Employers added 261,000 jobs last month, and the unemployment rate dipped to 4.1 percent, its lowest level in nearly 17 years. But job growth was weaker than economists forecast. So was growth in wages: Average hourly earnings were up 2.4 percent from a year earlier, a slowdown from September’s growth, which was revised down to 2.8 percent. Workers have been waiting for the strengthening job market to lead to bigger paychecks.
Economists said the last two months’ jobs reports have been difficult to parse because of all the damage that hurricanes did across broad swaths of the economy. The government initially said employers cut 33,000 jobs in September, but it said on Friday that employment actually grew by 18,000 during the month.
Reports on the economy have been mostly encouraging recently, which has raised expectations that the Federal Reserve will raise interest rates at its next meeting in December. It would be the third increase this year.

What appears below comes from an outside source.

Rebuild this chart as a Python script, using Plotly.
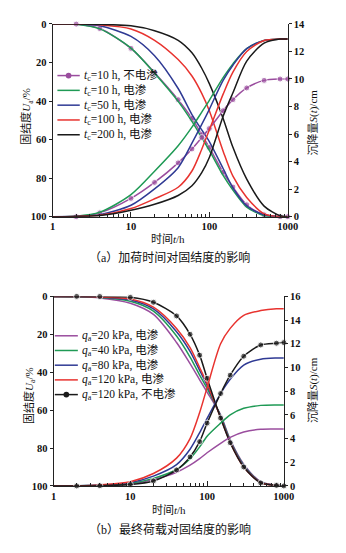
import plotly.graph_objects as go

# ---------------- (a) loading time ----------------
t_a = [1, 2, 4, 10, 20, 40, 60, 80, 100, 150, 200, 300, 500, 800, 1000]

# consolidation degree U (%), left axis (reversed)
U_a_noeo = [0, 0.1, 2.4, 12.7, 25.3, 39.3, 49, 57.4, 64.1, 77, 84.6, 93.8, 99, 100, 100]
U_a_10 = [0, 0.2, 2.6, 12.6, 25.6, 40.2, 50.6, 59, 65.6, 78.6, 86.2, 95, 99.5, 100, 100]
U_a_50 = [0, 0.1, 1.0, 6.5, 16.5, 33.5, 47, 55, 61, 75, 85, 94.3, 99, 100, 100]
U_a_100 = [0, 0.05, 0.5, 2.6, 8.5, 18.5, 27, 36, 45, 66, 79, 90, 98.5, 100, 100]
U_a_200 = [0, 0, 0.2, 1.0, 3.5, 8.5, 15, 23, 31, 49, 64, 80.5, 94.5, 99.5, 100]

# settlement S (cm), right axis
S_a_noeo = [0, 0, 0.28, 1.33, 2.49, 3.91, 4.92, 5.75, 6.4, 7.7, 8.5, 9.35, 9.9, 10.0, 10.0]
S_a_10 = [0, 0.03, 0.32, 1.6, 3.3, 5.15, 6.5, 7.6, 8.45, 10.1, 11.1, 12.2, 12.8, 12.9, 12.9]
S_a_50 = [0, 0.03, 0.15, 0.83, 2.02, 3.56, 5.34, 6.7, 7.8, 9.9, 11.0, 12.2, 12.8, 12.9, 12.9]
S_a_100 = [0, 0.02, 0.1, 0.59, 1.3, 2.14, 3.32, 4.9, 6.3, 8.9, 10.5, 12.0, 12.8, 12.9, 12.9]
S_a_200 = [0, 0.01, 0.08, 0.47, 0.9, 1.54, 2.25, 3.2, 4.3, 7.3, 9.0, 11.3, 12.6, 12.9, 12.9]

names_a = ["<i>t</i><sub>c</sub>=10 h, 不电渗", "<i>t</i><sub>c</sub>=10 h, 电渗",
           "<i>t</i><sub>c</sub>=50 h, 电渗", "<i>t</i><sub>c</sub>=100 h, 电渗",
           "<i>t</i><sub>c</sub>=200 h, 电渗"]

# ---------------- (b) final load ----------------
t_b = [1, 2, 4, 10, 20, 40, 60, 80, 100, 150, 200, 300, 500, 800, 1000]

U_b_20 = [0, 0.2, 0.8, 3.6, 9.5, 24.3, 35.5, 44, 50.5, 62.5, 75.5, 88.5, 97.8, 99.7, 100]
U_b_40 = [0, 0.15, 0.6, 2.6, 7.8, 20.9, 32, 41.5, 48.5, 63, 76, 89, 98, 99.7, 100]
U_b_80 = [0, 0.1, 0.45, 1.9, 6.6, 18.6, 29, 39, 47, 63.5, 76.5, 89.5, 98.2, 99.7, 100]
U_b_120 = [0, 0.08, 0.35, 1.4, 5.7, 16.9, 27, 37.5, 46, 64, 77, 90, 98.3, 99.7, 100]
U_b_noeo = [0, 0, 0.05, 0.5, 3.1, 10.3, 20, 31, 43.2, 64.2, 77.2, 90, 98.4, 99.7, 100]

S_b_20 = [0, 0.01, 0.04, 0.19, 0.55, 1.16, 1.75, 2.3, 2.8, 3.6, 4.1, 4.55, 4.78, 4.8, 4.8]
S_b_40 = [0, 0.01, 0.05, 0.22, 0.64, 1.39, 2.3, 3.3, 4.2, 5.3, 6.0, 6.55, 6.8, 6.84, 6.84]
S_b_80 = [0, 0.02, 0.07, 0.28, 0.83, 1.8, 3.1, 4.5, 5.7, 7.8, 9.0, 10.2, 10.7, 10.8, 10.8]
S_b_120 = [0, 0.02, 0.09, 0.36, 1.05, 2.35, 4.0, 6.2, 8.3, 12.0, 13.3, 14.4, 14.8, 14.95, 14.95]
S_b_noeo = [0, 0, 0.02, 0.12, 0.42, 1.35, 2.45, 3.74, 5.3, 7.8, 9.35, 10.95, 11.9, 12.05, 12.1]

names_b = ["<i>q</i><sub>a</sub>=20 kPa, 电渗", "<i>q</i><sub>a</sub>=40 kPa, 电渗",
           "<i>q</i><sub>a</sub>=80 kPa, 电渗", "<i>q</i><sub>a</sub>=120 kPa, 电渗",
           "<i>q</i><sub>a</sub>=120 kPa, 不电渗"]

PURPLE = "#9a4d9e"
GREEN = "#1f9a55"
BLUE = "#2f3a94"
RED = "#e8332f"
BLACK = "#1a1a1a"

FONT = "Liberation Serif, Noto Sans CJK SC, serif"
W, H = 346, 553
fig = go.Figure()


def add_pair(t, U, S, color, xa, ya_l, ya_r, markers=False):
    mode = "lines+markers" if markers else "lines"
    msize = [0] + [6] * (len(t) - 1)
    common = dict(mode=mode, line=dict(color=color, width=1.5, shape="spline", smoothing=0.8),
                  marker=dict(size=msize, color=color), cliponaxis=False, showlegend=False)
    fig.add_trace(go.Scatter(x=t, y=U, xaxis=xa, yaxis=ya_l, **common))
    fig.add_trace(go.Scatter(x=t, y=S, xaxis=xa, yaxis=ya_r, **common))


series_a = [(U_a_noeo, S_a_noeo, PURPLE, True), (U_a_10, S_a_10, GREEN, False),
            (U_a_50, S_a_50, BLUE, False), (U_a_100, S_a_100, RED, False),
            (U_a_200, S_a_200, BLACK, False)]
series_b = [(U_b_20, S_b_20, PURPLE, False), (U_b_40, S_b_40, GREEN, False),
            (U_b_80, S_b_80, BLUE, False), (U_b_120, S_b_120, RED, False),
            (U_b_noeo, S_b_noeo, BLACK, True)]

for U, S, c, m in series_a:
    add_pair(t_a, U, S, c, "x", "y", "y2", m)
for U, S, c, m in series_b:
    add_pair(t_b, U, S, c, "x2", "y3", "y4", m)

tickfont = dict(family=FONT, size=10.5, color="#111", weight="bold")
axis_common = dict(showline=True, linecolor="#222", linewidth=1, showgrid=False,
                   zeroline=False, tickfont=tickfont, tickcolor="#222")

minor_vals = [m * 10 ** d for d in range(3) for m in range(2, 10)]
xcommon = dict(type="log", range=[0, 3], tickvals=[1, 10, 100, 1000],
               ticktext=["1", "10", "100", "1000"], ticks="inside", ticklen=5,
               minor=dict(tickmode="array", tickvals=minor_vals, ticks="inside",
                          ticklen=3, tickcolor="#222", showgrid=False),
               **axis_common)
ycommon = dict(range=[100, 0], tickvals=[0, 20, 40, 60, 80, 100], ticks="outside",
               ticklen=3, **axis_common)

fig.update_layout(
    width=W, height=H, margin=dict(l=0, r=0, t=0, b=0),
    paper_bgcolor="white", plot_bgcolor="white",
    font=dict(family=FONT, size=11, color="#111"),
    showlegend=False,
    xaxis=dict(domain=[51.7 / W, 296.7 / W], anchor="y", **xcommon),
    yaxis=dict(domain=[1 - 216 / H, 1 - 19.3 / H], anchor="x", **ycommon),
    yaxis2=dict(overlaying="y", side="right", anchor="x", range=[0, 14],
                tickvals=list(range(0, 15, 2)), ticks="outside", ticklen=3, **axis_common),
    xaxis2=dict(domain=[52.7 / W, 292.7 / W], anchor="y3", **xcommon),
    yaxis3=dict(domain=[1 - 490.7 / H, 1 - 297.3 / H], anchor="x2", **ycommon),
    yaxis4=dict(overlaying="y3", side="right", anchor="x2", range=[0, 16],
                tickvals=list(range(0, 17, 2)), ticks="outside", ticklen=3, **axis_common),
)


def label(x, y, text, angle=0, size=11, anchor="center"):
    fig.add_annotation(x=x / W, y=1 - y / H, xref="paper", yref="paper", text=text,
                       showarrow=False, textangle=angle, xanchor=anchor, yanchor="middle",
                       font=dict(family=FONT, size=size, color="#111"))


# legend keys, drawn in paper space
def legend(names, colors, marked, x0, x1, y0, step):
    for i, (name, c, m) in enumerate(zip(names, colors, marked)):
        y = y0 + step * i
        fig.add_shape(type="line", xref="paper", yref="paper", x0=x0 / W, x1=x1 / W,
                      y0=1 - y / H, y1=1 - y / H, line=dict(color=c, width=1.5))
        if m:
            xc = (x0 + x1) / 2
            fig.add_shape(type="circle", xref="paper", yref="paper",
                          x0=(xc - 3) / W, x1=(xc + 3) / W, y0=1 - (y + 3) / H,
                          y1=1 - (y - 3) / H, fillcolor=c, line=dict(color=c, width=0))
        label(x1 + 2, y, name, size=11.5, anchor="left")


legend(names_a, [s[2] for s in series_a], [s[3] for s in series_a], 56.7, 80, 72, 15.1)
legend(names_b, [s[2] for s in series_b], [s[3] for s in series_b], 54, 78, 337.5, 15)

label(172, 239, "时间<i>t</i>/h")
label(25, 113, "固结度<i>U</i><sub>a</sub>/%", angle=-90)
label(323, 120, "沉降量<i>S</i>(<i>t</i>)/cm", angle=-90)
label(173, 258, "（a）加荷时间对固结度的影响", size=12)

label(172.5, 515, "时间<i>t</i>/h")
label(27, 398, "固结度<i>U</i><sub>a</sub>/%", angle=-90)
label(323, 393, "沉降量<i>S</i>(<i>t</i>)/cm", angle=-90)
label(174, 535, "（b）最终荷载对固结度的影响", size=12)

fig.write_html("out.html")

Economists said Friday’s jobs report likely won’t change that timetable.
The Fed is slowly reining in the stimulus it provided the economy following the Great Recession. Besides gradually raising interest rates, it’s also trimming its bond-investment portfolio. Economists expect the slow pace to continue, even as a new chairman arrives. President Donald Trump on Thursday nominated Jerome “Jay” Powell to succeed Janet Yellen, whose term expires in February.